The movie then follows an Alaskan guide into India as she faces the challenges of spectacular mountainsides. The remarkable scenery extends into the film's jaw-dropping New Zealand sequences, as well as an amazing section on the Tuckerman Ravine in New Hampshire. The New Hampshire area offers huge slopes on the side of Mount Washington, where skiers show off their mountaineering skills as they try to scramble up just to take off.

The scenes in Chile offer absolutely beautiful visuals and some tremendous displays of skiing, but the attempts at comedy are a little flat and goofy, ending up feeling like filler. Fans of the sport are going to be delighted by much of this film, but I think even hardcore fans may agree the 98-minute film could be about 10-15 minutes tighter.
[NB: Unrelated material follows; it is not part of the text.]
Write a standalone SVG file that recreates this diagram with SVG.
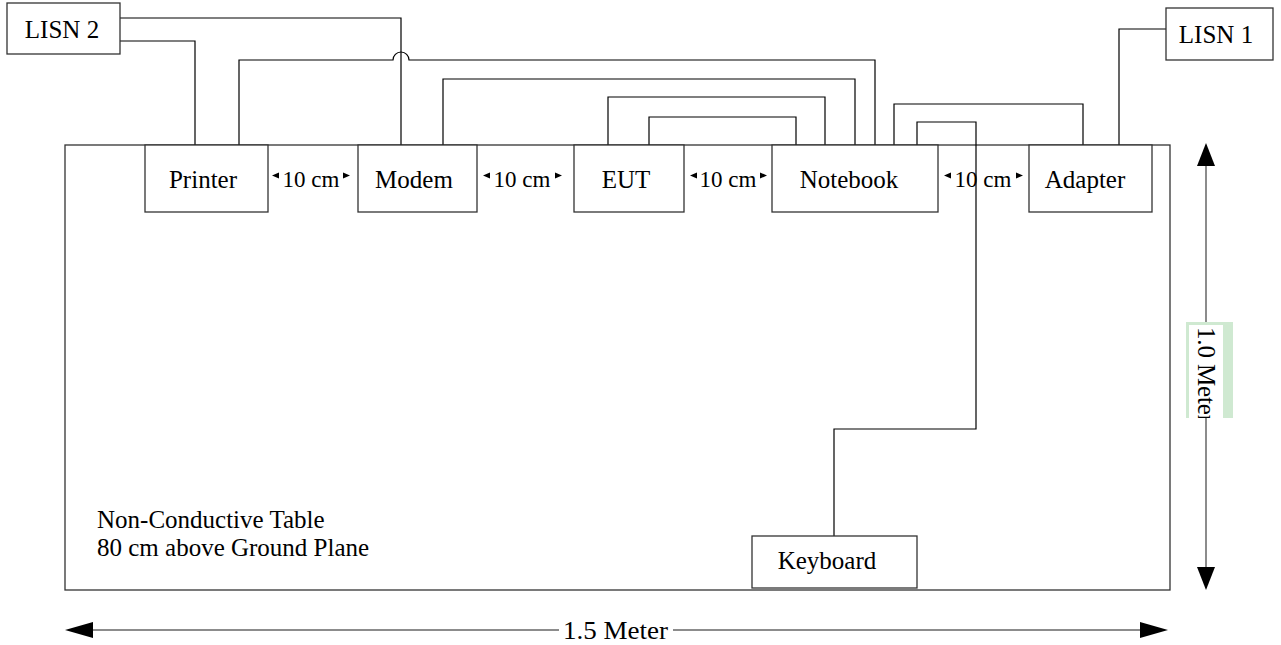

Technically, the film is a delight, with first-rate cinematography that brings viewers right into the middle of the various wintery action. The soundtrack is also an improvement over some of the recent films in the series, with a wide-ranging mix of tunes that ranges from rock to rap to more folky tunes. Pro Johnny Mosley provides narration for the picture and does a fine job - some of the action moments could have spoke for themselves without narration, but overall Mosley's work is positive.

"...Like There's No Tomorrow" is presented by Shout Factory 1.78:1 anamorphic widescreen. The results aren't without some mild issues, but much of the footage looked very nice. Sharpness and detail appeared pleasing, with only a few scenes that looked a touch softer. Aside from some minor artifacting in a few scenes, the presentation mostly looked as crisp as fresh snow and impressively smooth and clean. Colors looked bright and vibrant throughout.

The surrounds kick in for the music, but otherwise, the "documentary-style" sound mix results in a largely dialogue-driven/front-heavy presentation. Audio quality was satisfactory; while dialogue remained crisp and clear, the music did seem light on the low-end, which made listening a little fatiguing.

In terms of extras, there's... not much. We get a few promos and a brief bit of random performance footage. Why is this called the "Deluxe Collector's Edition", again?

Final Thoughts: "...Like There's No Tomorrow" could have been tighter by about 10-15 minutes, but is otherwise another entertaining Warren Miller effort, with superb footage and solid soundtack. The DVD offers very nice video and fine audio quality, but next-to-nothing in the way of extras. Recommended.